Mixed Integer Programming can allow for great flexibility and allow for a wide number of decision variables to be programmed. An engineer can set up a model which is large enough to have decisions for a specific mining block from mining to where a company may send the material (smelters, steel mills, etc.). However, with larger models (more decision variables) comes longer solving times. A lot of research is going into both decreasing solving time and/or decreasing the number of decisions to be made. This is where engineers who create the models will know their model’s limitations.
In addition to using the mathematical models to try to schedule an open pit mine, I had developed other techniques to assist in the speed of solving for an open pit mine. One such technique was attempting to group block together by attribute similarities, such as grade and distance.
Because of the relatively recent development of Mixed Integer Programming applications in the mining industry (late 60’s), techniques and applications are in its infancy. There are still very crude models with regards to underground mining and modelling, the modelling of stockpiles, and the modelling of a transition between open pit and underground mine. Other applications will present themselves with time. Such applications can include the use of fleet selection in a mine.
With the approaching retirement of the ‘baby boomer’ mining engineers, I am still presented with opportunities in the traditional mine planning and mine management roles. My generation may be the last generation of mining engineers to graduate and enter the work force without a deep appreciation, understanding and training with the management science approach to mine planning. There will come a day where advanced computer science classes and other courses in mixed integer mine planning will become common.

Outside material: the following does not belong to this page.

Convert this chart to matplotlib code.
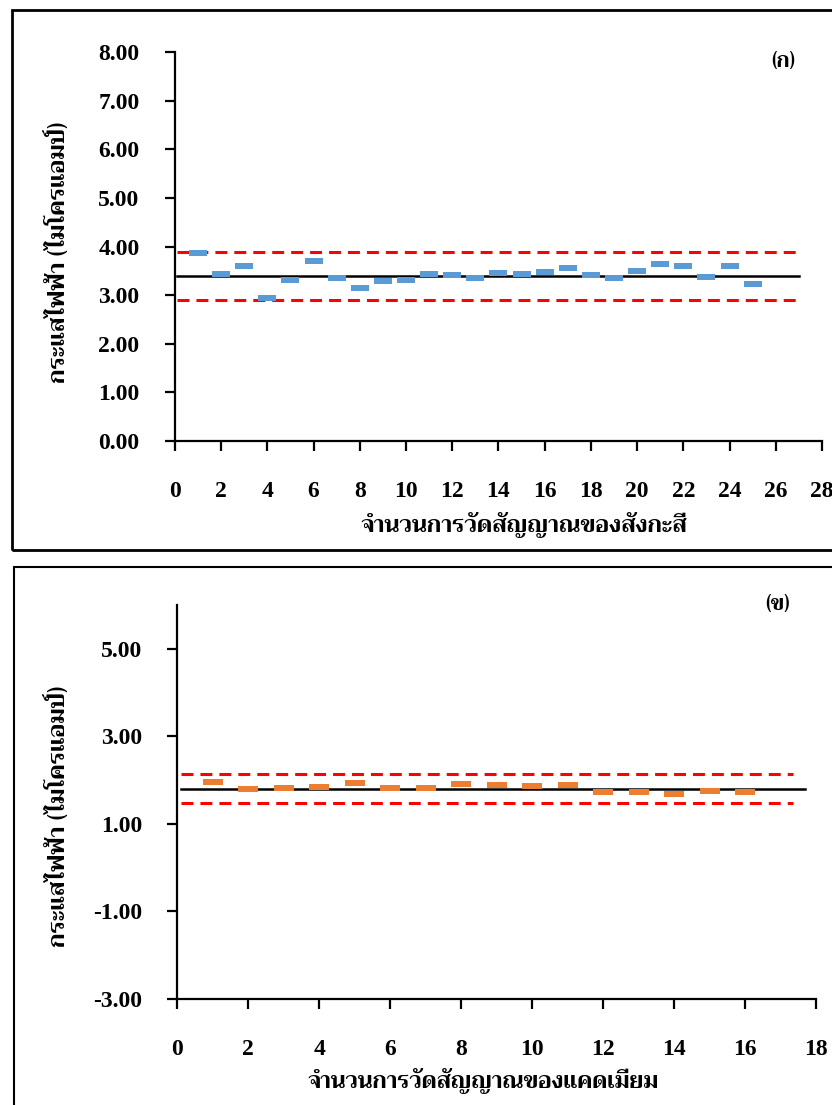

As I wrote earlier, there are many problems to still be solved. Unfortunately, people with the skill set to solve these said problems are often lured away by companies such as Google, Microsoft, IBM rather than to companies or schools with mine optimization programs (Such as Newmont, BHP, McGill, and U of A). As a pitch to computer scientists and operations management majors, there is a need for your skills in the industry. Many people have told me they got into mining was because of the down-to-earth nature of the people in the industry (The puns!). For my fellow miners, these skills are going to become paramount in the coming years.
Sean Grogan is in his fourth and final year as a mining student in McGill’s Mining Co-Op Program.